With only one primary on the Democratic side (for Larsen’s Concord-area district), and 11 for the Republicans, Larsen sees a definite advantage. “New Hampshire Senate Republicans have several Tea Party battles,” she said. “Those will require candidates and the GOP caucus to spend resources they won’t have against Democratic candidates.”
“Even though the Democratic Caucus PAC out-raised the Republican PAC (as they always have through history), the burn rate between the two PACs is significantly different,” he wrote in an email.

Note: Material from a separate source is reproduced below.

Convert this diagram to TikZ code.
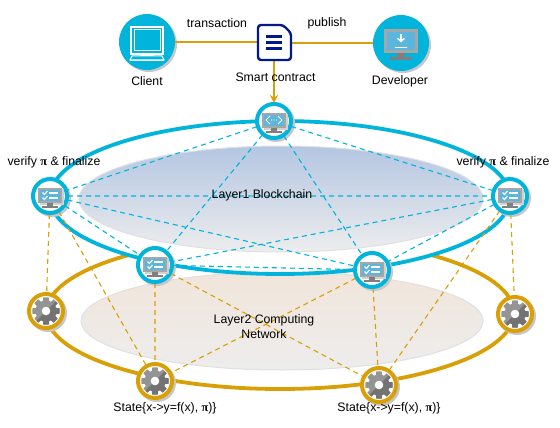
\documentclass[tikz,border=0pt]{standalone}
\usepackage{fontspec}
\setmainfont{Liberation Sans}
\newfontfamily\pifont{Liberation Serif}
\usetikzlibrary{shapes.geometric,arrows.meta}
\definecolor{cy}{HTML}{00B4DC}
\definecolor{au}{HTML}{D99F06}
\definecolor{nv}{HTML}{001A8C}
\definecolor{sc}{HTML}{5BB5DD}
\definecolor{fr}{HTML}{A6A6A6}
\definecolor{st}{HTML}{7F7F7F}
\definecolor{skytop}{HTML}{B4C6E2}
\definecolor{tantop}{HTML}{F1E5DA}
\definecolor{softbot}{HTML}{EDEDED}
\newcommand{\ppi}{{\pifont\bfseries π}}
\tikzset{
 x=1pt,y=-1pt,
 lbl/.style={font=\fontsize{12.3}{14.5}\selectfont,inner sep=0pt,align=center,text=black},
 bigell/.style={draw,ellipse,inner sep=0pt,outer sep=0pt,line width=3.8pt},
 softell/.style={ellipse,inner sep=0pt,outer sep=0pt,draw=black!12,line width=1pt},
 blring/.style={circle,draw=cy,fill=white,line width=4pt,minimum size=34pt,inner sep=0pt,outer sep=0pt},
 auring/.style={circle,draw=au,fill=white,line width=4pt,minimum size=34pt,inner sep=0pt,outer sep=0pt},
 badge/.style={circle,fill=cy,minimum size=56pt,inner sep=0pt,outer sep=0pt},
 shad/.style={circle,fill=black!22,minimum size=#1,inner sep=0pt},
 anchorpt/.style={circle,minimum size=36pt,inner sep=0pt,outer sep=0pt},
 bldash/.style={draw=cy,line width=1.1pt,dash pattern=on 5pt off 4pt},
 audash/.style={draw=au,line width=1.1pt,dash pattern=on 5pt off 4pt},
 auline/.style={draw=au,line width=1.5pt},
 mon/.pic={
  \fill[black!18] (-10.5,-7) rectangle (13.5,8.5);
  \fill[fr] (-12,-8.5) rectangle (12,7);
  \fill[sc] (-10,-6.5) rectangle (10,5);
  \fill[st] (-3,7) rectangle (3,10);
  \fill[st] (-8,10) rectangle (8,12);
 },
 chk/.pic={
  \draw[white,line width=1.1pt] (-7.5,-3.5) -- (-5.5,-1.5) -- (-2.5,-5);
  \draw[white,line width=1.1pt] (-7.5,1.5) -- (-5.5,3.5) -- (-2.5,0);
  \draw[white,line width=1.1pt] (-1,-3) -- (8,-3) (-1,2) -- (8,2);
 },
 gearic/.pic={
  \begin{scope}
   \clip (-11:14) \foreach \a in {0,45,...,315}{ -- (\a-11:14) -- (\a+11:14) -- (\a+17:10.5) -- (\a+28:10.5)} -- cycle;
   \fill[black!42] (-15,-15) rectangle (15,15);
   \fill[black!55] (-2,2) -- (15,-15) -- (15,15) -- (-15,15) -- cycle;
  \end{scope}
  \fill[white] (0,0) circle (4.3);
 }
}
\begin{document}
\begin{tikzpicture}
\useasboundingbox (0,0) rectangle (560,428);
% layer 2
\node[softell,minimum width=402pt,minimum height=98pt,top color=tantop,bottom color=softbot] (tan) at (282,321) {};
\node[bigell,draw=au,minimum width=468pt,minimum height=152pt] (goldring) at (280,313) {};
% layer 1
\node[bigell,draw=cy,fill=white,minimum width=460pt,minimum height=153pt] (bluering) at (280,197.5) {};
\node[softell,minimum width=404pt,minimum height=106pt,top color=skytop,bottom color=softbot] (sky) at (281,199) {};
% shadows
\node[shad=38pt] (s1) at (276,123) {};
\node[shad=38pt] (s2) at (52,198) {};
\node[shad=38pt] (s3) at (512,198) {};
\node[shad=38pt] (s4) at (157,267) {};
\node[shad=38pt] (s5) at (374,272) {};
\node[shad=38pt] (s6) at (48,313) {};
\node[shad=38pt] (s7) at (517,316) {};
\node[shad=38pt] (s8) at (157,383) {};
\node[shad=38pt] (s9) at (381,387) {};
\node[anchorpt] (c) at (274,121) {};
\node[anchorpt] (l) at (50,196) {};
\node[anchorpt] (r) at (510,196) {};
\node[anchorpt] (f) at (155,265) {};
\node[anchorpt] (g) at (372,270) {};
\node[anchorpt] (g1) at (46,311) {};
\node[anchorpt] (g2) at (515,314) {};
\node[anchorpt] (g3) at (155,381) {};
\node[anchorpt] (g4) at (379,385) {};
% blue mesh
\draw[bldash] (c)--(l) (c)--(r) (c)--(f) (c)--(g) (l)--(r) (l)--(f) (l)--(g) (r)--(f) (r)--(g) (f)--(g);
% gold mesh
\draw[audash] (l)--(g1) (l)--(g3) (f)--(g3) (f)--(g4) (g)--(g3) (g)--(g4) (r)--(g4) (r)--(g2);
% rings on top
\node[blring] at (c) {};
\node[blring] at (l) {};
\node[blring] at (r) {};
\node[blring] at (f) {};
\node[blring] at (g) {};
\node[auring] at (g1) {};
\node[auring] at (g2) {};
\node[auring] at (g3) {};
\node[auring] at (g4) {};
\foreach \n in {l,r,f,g}{ \pic at (\n) {mon}; \pic at (\n) {chk}; }
\pic at (c) {mon};
\draw[white,line width=.9pt] (c)++(-4,-5) -- ++(-4,4) -- ++(4,4);
\draw[white,line width=.9pt] (c)++(4,-5) -- ++(4,4) -- ++(-4,4);
\foreach \d in {-2.5,0,2.5}{\fill[white] (c)++(\d,-1) circle (.7);}
\foreach \n in {g1,g2,g3,g4}{ \pic at (\n) {gearic}; }
% top row
\node[shad=56pt] (sa) at (149,44) {};
\node[shad=56pt] (sb) at (403,45) {};
\node[badge] (client) at (147,42) {};
\node[badge] (dev) at (401,43) {};
\node[minimum width=33pt,minimum height=35pt,inner sep=0pt,outer sep=0pt] (doc) at (274,42.5) {};
\draw[auline] (client) -- (doc.west |- client);
\draw[auline] (doc.east |- dev) -- (dev);
\draw[auline,-{Stealth[length=8pt,width=8pt]}] (doc) -- (c);
\draw[draw=nv,fill=white,line width=2.4pt,rounded corners=3pt] (258,25) -- (283,25) -- (291,33) -- (291,60) -- (258,60) -- cycle;
% client icon
\draw[white,line width=1.2pt] (client)++(-16,-15) rectangle ++(32,27);
\draw[white,line width=1pt] (client)++(-13,-12) rectangle ++(26,21);
\fill[white] (client)++(-7,12) rectangle ++(14,2);
\draw[white,line width=1pt] (client)++(-15,14) -- ++(-2,4) -- ++(34,0) -- ++(-2,-4) -- cycle;
\fill[white] (client)++(-17,18) rectangle ++(34,1.5);
% developer icon
\begin{scope}[shift={(dev)},scale=1.4]
 \fill[fr] (-12,-10) rectangle (12,7);
 \fill[sc] (-10,-8) rectangle (10,5);
 \fill[st] (-3,7) rectangle (3,10);
 \fill[st] (-8,10) rectangle (8,12);
 \draw[white,line width=1.4pt,-{Straight Barb[length=3pt,width=7pt]}] (0,-6.5) -- (0,-.5);
 \draw[white,line width=1.2pt] (-4.5,3) -- (4.5,3);
\end{scope}
% doc bars
\foreach \y in {-6,0,6}{ \fill[nv] (doc)++(-8,\y-1.4) rectangle ++(16,2.8); }
% labels
\node[lbl] (t1) at (217,23) {transaction};
\node[lbl] (t2) at (327,23) {publish};
\node[lbl] (t3) at (147,81) {Client};
\node[lbl] (t4) at (275.5,77) {Smart contract};
\node[lbl] (t5) at (400,81) {Developer};
\node[lbl] (t6) at (54,162) {verify \ppi{} \& finalize};
\node[lbl] (t7) at (503,162) {verify \ppi{} \& finalize};
\node[lbl] (t8) at (262,195) {Layer1 Blockchain};
\node[lbl] (t9) at (264,326.5) {Layer2 Computing\\Network};
\node[lbl] (t10) at (165,408) {State\{x->y=f(x), \ppi)\}};
\node[lbl] (t11) at (389,408) {State\{x->y=f(x), \ppi)\}};
\end{tikzpicture}
\end{document}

“Both parties will obviously continue to raise money,” wrote Killion. “But the GOP PAC will have a considerably lower burn rate with more resources to spend on contacting voters when it matters most. Advantage in cash on hand and cash discipline to the Republicans.”
Killion points out that Democratic candidates in New Hampshire and across the country benefited from the Obama campaign’s impressive get-out-the-vote effort in 2012.
“The entire Democrat ballot was aided by the Obama campaign’s historic get-out-the vote and voter identification infrastructure,” he wrote. “It swung nine of nine swing states and swung the election to Obama. It was very impressive and very wide-sweeping. In the special elections since, there has been zero implications for its existence here in New Hampshire.”
Republican Joe Kenney won the North Country Executive Council seat, even though he was significantly outspent by his Democratic opponent, Mike Cryans, who was endorsed by the family of longtime councilor Ray Burton.